De momento, na ausência de um código penal na Arábia Saudita, os juízes utilizam a sua interpretação da lei islâmica (sharia) e da jurisprudência para determinar o que constitui um crime e para a imposição de punições. Estas práticas permitem aos juízes um amplo poder discricionário no julgamento dos casos e deixam os crimes e as penas vagamente definidos, em violação do direito internacional em matéria de direitos humanos.

 

Perpetuação da violência baseada no género

Durante anos, as mulheres e as raparigas na Arábia Saudita foram alvo de uma discriminação generalizada, na lei e na prática, com legislação nacional inadequada para as proteger da violência baseada no género. No entanto, é com preocupação que a Amnistia Internacional verificou que o esboço do futuro código não permite a perseguição penal de indivíduos que cometam atos em nome da “honra”, sejam agressões ou homicídios. Esta nova disposição concederia imunidade aos agressores, sendo uma gigante violação do direito internacional. Além disso, este esboço/ projeto de lei também fornece uma definição ampla e pouco clara do que é assédio e não reconhece a violação conjugal como um crime. 

A Amnistia Internacional verificou que o esboço do futuro código não permite a perseguição penal de indivíduos que cometam atos em nome da “honra”, sejam agressões ou homicídios

 

O recurso à pena de morte 

Apesar das promessas do príncipe herdeiro Mohammad bin Salman de limitar a pena capital aos crimes mais graves, tal como ditado pela sharia, tem ocorrido um aumento alarmante de execuções sob o seu governo, incluindo uma das maiores execuções em massa das últimas décadas, de 81 pessoas, em março de 2022.
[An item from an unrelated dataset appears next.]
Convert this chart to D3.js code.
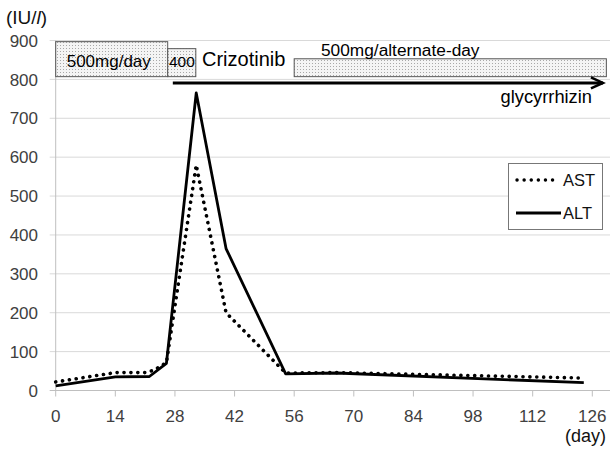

Este esboço do código penal da Arábia Saudita coloca a pena de morte como punição primária para múltiplos crimes, que vão desde o homicídio à violação, passando por ofensas não violentas como a apostasia e a blasfémia, em violação do direito internacional. Permite igualmente a execução de “crianças delinquentes” por determinados crimes e fixa a idade de responsabilidade criminal em sete anos, uma idade surpreendentemente baixa. O Comité dos Direitos da Criança, do qual a Arábia Saudita é Estado Parte, recomenda que a idade mínima de responsabilidade criminal não seja inferior a 12 anos.

Este esboço do código penal permite a execução de crianças delinquentes por determinados crimes e fixa a idade de responsabilidade criminal em sete anos

A proposta do código penal também mantém os castigos corporais regressivos, como a flagelação e a amputação das mãos para crimes como o adultério e o roubo. Os castigos corporais são uma forma de tortura e maus-tratos, devendo ser proibidos pelo direito internacional.

“É fundamental que o Conselho dos Direitos Humanos da ONU crie um mecanismo de controlo da situação dos direitos humanos na Arábia Saudita, para que as autoridades sauditas não possam continuar a encobrir a terrível realidade da sua repressão, comprando o silêncio do mundo e vendendo uma imagem de progresso e glamour com a sua dispendiosa máquina de relações públicas”, conclui Agnès Callamard.